● TASK PROMPT: Repeat the material verbatim and drop the pictures.

● DATA PROVIDED:
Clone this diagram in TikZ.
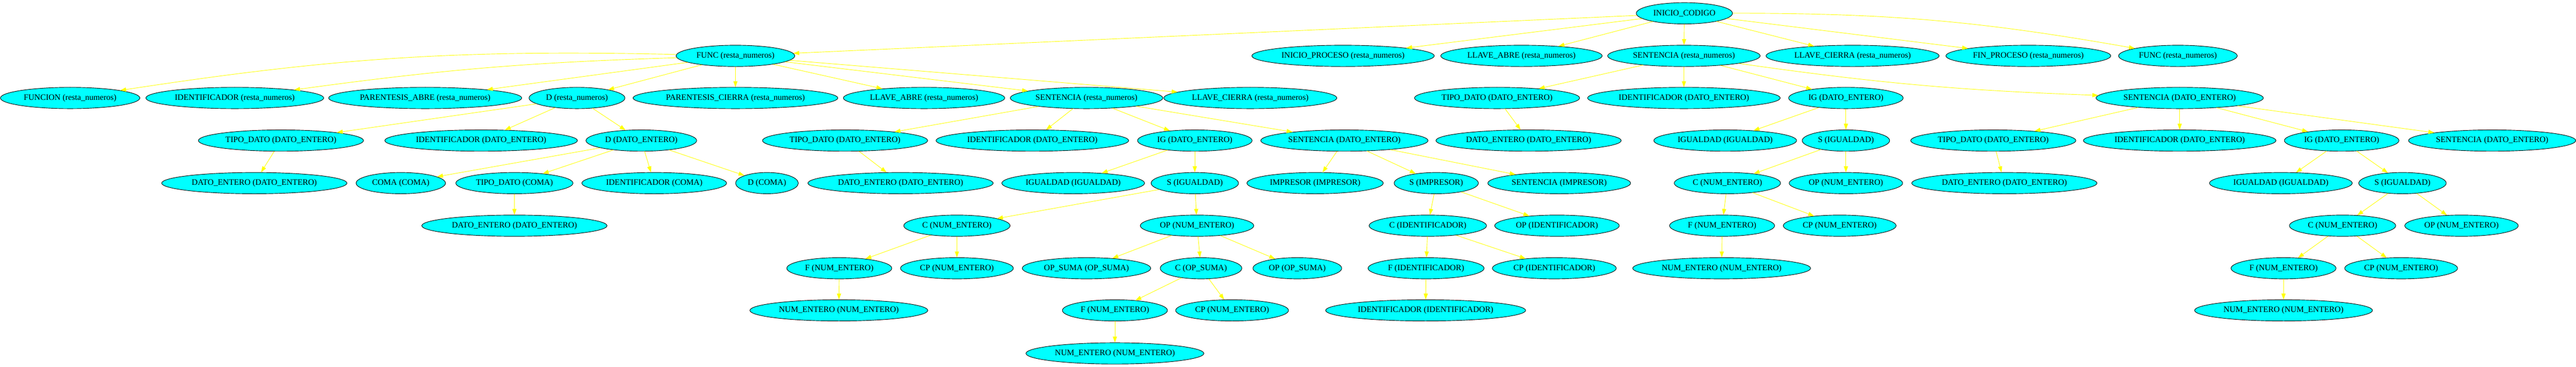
\documentclass[tikz,border=0pt]{standalone}
\usepackage{fontspec}
\setmainfont{Liberation Serif}
\usetikzlibrary{arrows.meta,shapes.geometric}
\definecolor{tokcyan}{RGB}{0,255,255}
\definecolor{relyellow}{RGB}{255,255,0}

\begin{document}
\begin{tikzpicture}[x=0.75pt,y=-0.75pt,
    tok/.style={ellipse, draw=black, fill=tokcyan, line width=0.8pt, minimum height=36pt,
                inner xsep=5pt, inner ysep=2pt, font=\fontsize{14}{16}\selectfont},
    rel/.style={draw=relyellow, line width=0.8pt, -{Triangle[length=10pt,width=7pt,fill=relyellow]}}]
\useasboundingbox (0,0) rectangle (5804,827);
% Nodes
\node[tok] (ini) at (3795,30) {INICIO\_CODIGO};
\foreach \n/\x/\t in {fa/1657/FUNC (resta\_numeros), ipr/3026/INICIO\_PROCESO (resta\_numeros),
    lla/3428/LLAVE\_ABRE (resta\_numeros), sen/3794/SENTENCIA (resta\_numeros),
    llc/4174/LLAVE\_CIERRA (resta\_numeros), fpr/4570/FIN\_PROCESO (resta\_numeros),
    fb/4907/FUNC (resta\_numeros)} {
  \node[tok] (\n) at (\x,126) {\t};
}
\foreach \n/\x/\t in {fun/158/FUNCION (resta\_numeros), idr/529/IDENTIFICADOR (resta\_numeros),
    pab/958/PARENTESIS\_ABRE (resta\_numeros), dr/1300/D (resta\_numeros),
    pci/1657/PARENTESIS\_CIERRA (resta\_numeros), lab/2082/LLAVE\_ABRE (resta\_numeros),
    sr/2448/SENTENCIA (resta\_numeros), lcr/2817/LLAVE\_CIERRA (resta\_numeros),
    tda/3373/TIPO\_DATO (DATO\_ENTERO), ida/3794/IDENTIFICADOR (DATO\_ENTERO),
    iga/4159/IG (DATO\_ENTERO), sda/4911/SENTENCIA (DATO\_ENTERO)} {
  \node[tok] (\n) at (\x,221) {\t};
}
\foreach \n/\x/\t in {tdb/633/TIPO\_DATO (DATO\_ENTERO), idb/1084/IDENTIFICADOR (DATO\_ENTERO),
    ddb/1445/D (DATO\_ENTERO), tdc/1904/TIPO\_DATO (DATO\_ENTERO),
    idc/2326/IDENTIFICADOR (DATO\_ENTERO), igc/2692/IG (DATO\_ENTERO),
    sdc/3029/SENTENCIA (DATO\_ENTERO), dea/3444/DATO\_ENTERO (DATO\_ENTERO),
    iqa/3887/IGUALDAD (IGUALDAD), sqa/4159/S (IGUALDAD),
    tdd/4491/TIPO\_DATO (DATO\_ENTERO), idd/4911/IDENTIFICADOR (DATO\_ENTERO),
    igd/5276/IG (DATO\_ENTERO), sdd/5615/SENTENCIA (DATO\_ENTERO)} {
  \node[tok] (\n) at (\x,317) {\t};
}
\foreach \n/\x/\t in {deb/573/DATO\_ENTERO (DATO\_ENTERO), coma/903/COMA (COMA),
    tco/1159/TIPO\_DATO (COMA), ico/1474/IDENTIFICADOR (COMA), dco/1728/D (COMA),
    dec/2029/DATO\_ENTERO (DATO\_ENTERO), iqc/2418/IGUALDAD (IGUALDAD),
    sqc/2692/S (IGUALDAD), imp/2963/IMPRESOR (IMPRESOR), sim/3236/S (IMPRESOR),
    sei/3513/SENTENCIA (IMPRESOR), cna/3892/C (NUM\_ENTERO), opa/4159/OP (NUM\_ENTERO),
    ded/4516/DATO\_ENTERO (DATO\_ENTERO), iqd/5139/IGUALDAD (IGUALDAD),
    sqd/5413/S (IGUALDAD)} {
  \node[tok] (\n) at (\x,413) {\t};
}
\foreach \n/\x/\t in {dee/1159/DATO\_ENTERO (DATO\_ENTERO), cnc/2156/C (NUM\_ENTERO),
    opc/2697/OP (NUM\_ENTERO), cid/3217/C (IDENTIFICADOR), oid/3508/OP (IDENTIFICADOR),
    fna/3880/F (NUM\_ENTERO), cpa/4145/CP (NUM\_ENTERO), cnd/5278/C (NUM\_ENTERO),
    opd/5546/OP (NUM\_ENTERO)} {
  \node[tok] (\n) at (\x,509) {\t};
}
\foreach \n/\x/\t in {fnc/1891/F (NUM\_ENTERO), cpc/2156/CP (NUM\_ENTERO),
    osu/2448/OP\_SUMA (OP\_SUMA), cos/2706/C (OP\_SUMA), oos/2923/OP (OP\_SUMA),
    fid/3213/F (IDENTIFICADOR), cpi/3502/CP (IDENTIFICADOR),
    nea/3879/NUM\_ENTERO (NUM\_ENTERO), fnd/5145/F (NUM\_ENTERO), cpd/5410/CP (NUM\_ENTERO)} {
  \node[tok] (\n) at (\x,605) {\t};
}
\foreach \n/\x/\t in {nec/1890/NUM\_ENTERO (NUM\_ENTERO), fns/2512/F (NUM\_ENTERO),
    cps/2776/CP (NUM\_ENTERO), iid/3212/IDENTIFICADOR (IDENTIFICADOR),
    ned/5145/NUM\_ENTERO (NUM\_ENTERO)} {
  \node[tok] (\n) at (\x,700) {\t};
}
\node[tok] (nes) at (2512,797) {NUM\_ENTERO (NUM\_ENTERO)};
% Edges
\foreach \a/\b in {ini/fa, ini/ipr, ini/lla, ini/sen, ini/llc, ini/fpr,
    fa/pab, fa/dr, fa/pci, fa/lab, fa/sr, fa/lcr,
    sen/tda, sen/ida, sen/iga, dr/tdb, dr/idb, dr/ddb,
    sr/tdc, sr/idc, sr/igc, sr/sdc, tda/dea, iga/iqa, iga/sqa,
    sda/tdd, sda/idd, sda/igd, sda/sdd, tdb/deb,
    ddb/coma, ddb/tco, ddb/ico, ddb/dco, tdc/dec, igc/iqc, igc/sqc,
    sdc/imp, sdc/sim, sdc/sei, sqa/cna, sqa/opa, tdd/ded, igd/iqd, igd/sqd,
    tco/dee, sqc/cnc, sqc/opc, sim/cid, sim/oid, cna/fna, cna/cpa, sqd/cnd, sqd/opd,
    cnc/fnc, cnc/cpc, opc/osu, opc/cos, opc/oos, cid/fid, cid/cpi, fna/nea,
    cnd/fnd, cnd/cpd, fnc/nec, cos/fns, cos/cps, fid/iid, fnd/ned, fns/nes} {
  \draw[rel] (\a) -- (\b);
}
\foreach \a/\b/\k in {fa/fun/5, fa/idr/3, sen/sda/3, ini/fb/-5} {
  \draw[rel] (\a) to[bend right=\k] (\b);
}
\end{tikzpicture}
\end{document}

● RESPONSE BELOW:
Clone this diagram in TikZ.
\documentclass[tikz,border=0pt]{standalone}
\usepackage{fontspec}
\setmainfont{Liberation Serif}
\usetikzlibrary{arrows.meta,shapes.geometric}
\definecolor{tokcyan}{RGB}{0,255,255}
\definecolor{relyellow}{RGB}{255,255,0}

\begin{document}
\begin{tikzpicture}[x=0.75pt,y=-0.75pt,
    tok/.style={ellipse, draw=black, fill=tokcyan, line width=0.8pt, minimum height=36pt,
                inner xsep=5pt, inner ysep=2pt, font=\fontsize{14}{16}\selectfont},
    rel/.style={draw=relyellow, line width=0.8pt, -{Triangle[length=10pt,width=7pt,fill=relyellow]}}]
\useasboundingbox (0,0) rectangle (5804,827);
% Nodes
\node[tok] (ini) at (3795,30) {INICIO\_CODIGO};
\foreach \n/\x/\t in {fa/1657/FUNC (resta\_numeros), ipr/3026/INICIO\_PROCESO (resta\_numeros),
    lla/3428/LLAVE\_ABRE (resta\_numeros), sen/3794/SENTENCIA (resta\_numeros),
    llc/4174/LLAVE\_CIERRA (resta\_numeros), fpr/4570/FIN\_PROCESO (resta\_numeros),
    fb/4907/FUNC (resta\_numeros)} {
  \node[tok] (\n) at (\x,126) {\t};
}
\foreach \n/\x/\t in {fun/158/FUNCION (resta\_numeros), idr/529/IDENTIFICADOR (resta\_numeros),
    pab/958/PARENTESIS\_ABRE (resta\_numeros), dr/1300/D (resta\_numeros),
    pci/1657/PARENTESIS\_CIERRA (resta\_numeros), lab/2082/LLAVE\_ABRE (resta\_numeros),
    sr/2448/SENTENCIA (resta\_numeros), lcr/2817/LLAVE\_CIERRA (resta\_numeros),
    tda/3373/TIPO\_DATO (DATO\_ENTERO), ida/3794/IDENTIFICADOR (DATO\_ENTERO),
    iga/4159/IG (DATO\_ENTERO), sda/4911/SENTENCIA (DATO\_ENTERO)} {
  \node[tok] (\n) at (\x,221) {\t};
}
\foreach \n/\x/\t in {tdb/633/TIPO\_DATO (DATO\_ENTERO), idb/1084/IDENTIFICADOR (DATO\_ENTERO),
    ddb/1445/D (DATO\_ENTERO), tdc/1904/TIPO\_DATO (DATO\_ENTERO),
    idc/2326/IDENTIFICADOR (DATO\_ENTERO), igc/2692/IG (DATO\_ENTERO),
    sdc/3029/SENTENCIA (DATO\_ENTERO), dea/3444/DATO\_ENTERO (DATO\_ENTERO),
    iqa/3887/IGUALDAD (IGUALDAD), sqa/4159/S (IGUALDAD),
    tdd/4491/TIPO\_DATO (DATO\_ENTERO), idd/4911/IDENTIFICADOR (DATO\_ENTERO),
    igd/5276/IG (DATO\_ENTERO), sdd/5615/SENTENCIA (DATO\_ENTERO)} {
  \node[tok] (\n) at (\x,317) {\t};
}
\foreach \n/\x/\t in {deb/573/DATO\_ENTERO (DATO\_ENTERO), coma/903/COMA (COMA),
    tco/1159/TIPO\_DATO (COMA), ico/1474/IDENTIFICADOR (COMA), dco/1728/D (COMA),
    dec/2029/DATO\_ENTERO (DATO\_ENTERO), iqc/2418/IGUALDAD (IGUALDAD),
    sqc/2692/S (IGUALDAD), imp/2963/IMPRESOR (IMPRESOR), sim/3236/S (IMPRESOR),
    sei/3513/SENTENCIA (IMPRESOR), cna/3892/C (NUM\_ENTERO), opa/4159/OP (NUM\_ENTERO),
    ded/4516/DATO\_ENTERO (DATO\_ENTERO), iqd/5139/IGUALDAD (IGUALDAD),
    sqd/5413/S (IGUALDAD)} {
  \node[tok] (\n) at (\x,413) {\t};
}
\foreach \n/\x/\t in {dee/1159/DATO\_ENTERO (DATO\_ENTERO), cnc/2156/C (NUM\_ENTERO),
    opc/2697/OP (NUM\_ENTERO), cid/3217/C (IDENTIFICADOR), oid/3508/OP (IDENTIFICADOR),
    fna/3880/F (NUM\_ENTERO), cpa/4145/CP (NUM\_ENTERO), cnd/5278/C (NUM\_ENTERO),
    opd/5546/OP (NUM\_ENTERO)} {
  \node[tok] (\n) at (\x,509) {\t};
}
\foreach \n/\x/\t in {fnc/1891/F (NUM\_ENTERO), cpc/2156/CP (NUM\_ENTERO),
    osu/2448/OP\_SUMA (OP\_SUMA), cos/2706/C (OP\_SUMA), oos/2923/OP (OP\_SUMA),
    fid/3213/F (IDENTIFICADOR), cpi/3502/CP (IDENTIFICADOR),
    nea/3879/NUM\_ENTERO (NUM\_ENTERO), fnd/5145/F (NUM\_ENTERO), cpd/5410/CP (NUM\_ENTERO)} {
  \node[tok] (\n) at (\x,605) {\t};
}
\foreach \n/\x/\t in {nec/1890/NUM\_ENTERO (NUM\_ENTERO), fns/2512/F (NUM\_ENTERO),
    cps/2776/CP (NUM\_ENTERO), iid/3212/IDENTIFICADOR (IDENTIFICADOR),
    ned/5145/NUM\_ENTERO (NUM\_ENTERO)} {
  \node[tok] (\n) at (\x,700) {\t};
}
\node[tok] (nes) at (2512,797) {NUM\_ENTERO (NUM\_ENTERO)};
% Edges
\foreach \a/\b in {ini/fa, ini/ipr, ini/lla, ini/sen, ini/llc, ini/fpr,
    fa/pab, fa/dr, fa/pci, fa/lab, fa/sr, fa/lcr,
    sen/tda, sen/ida, sen/iga, dr/tdb, dr/idb, dr/ddb,
    sr/tdc, sr/idc, sr/igc, sr/sdc, tda/dea, iga/iqa, iga/sqa,
    sda/tdd, sda/idd, sda/igd, sda/sdd, tdb/deb,
    ddb/coma, ddb/tco, ddb/ico, ddb/dco, tdc/dec, igc/iqc, igc/sqc,
    sdc/imp, sdc/sim, sdc/sei, sqa/cna, sqa/opa, tdd/ded, igd/iqd, igd/sqd,
    tco/dee, sqc/cnc, sqc/opc, sim/cid, sim/oid, cna/fna, cna/cpa, sqd/cnd, sqd/opd,
    cnc/fnc, cnc/cpc, opc/osu, opc/cos, opc/oos, cid/fid, cid/cpi, fna/nea,
    cnd/fnd, cnd/cpd, fnc/nec, cos/fns, cos/cps, fid/iid, fnd/ned, fns/nes} {
  \draw[rel] (\a) -- (\b);
}
\foreach \a/\b/\k in {fa/fun/5, fa/idr/3, sen/sda/3, ini/fb/-5} {
  \draw[rel] (\a) to[bend right=\k] (\b);
}
\end{tikzpicture}
\end{document}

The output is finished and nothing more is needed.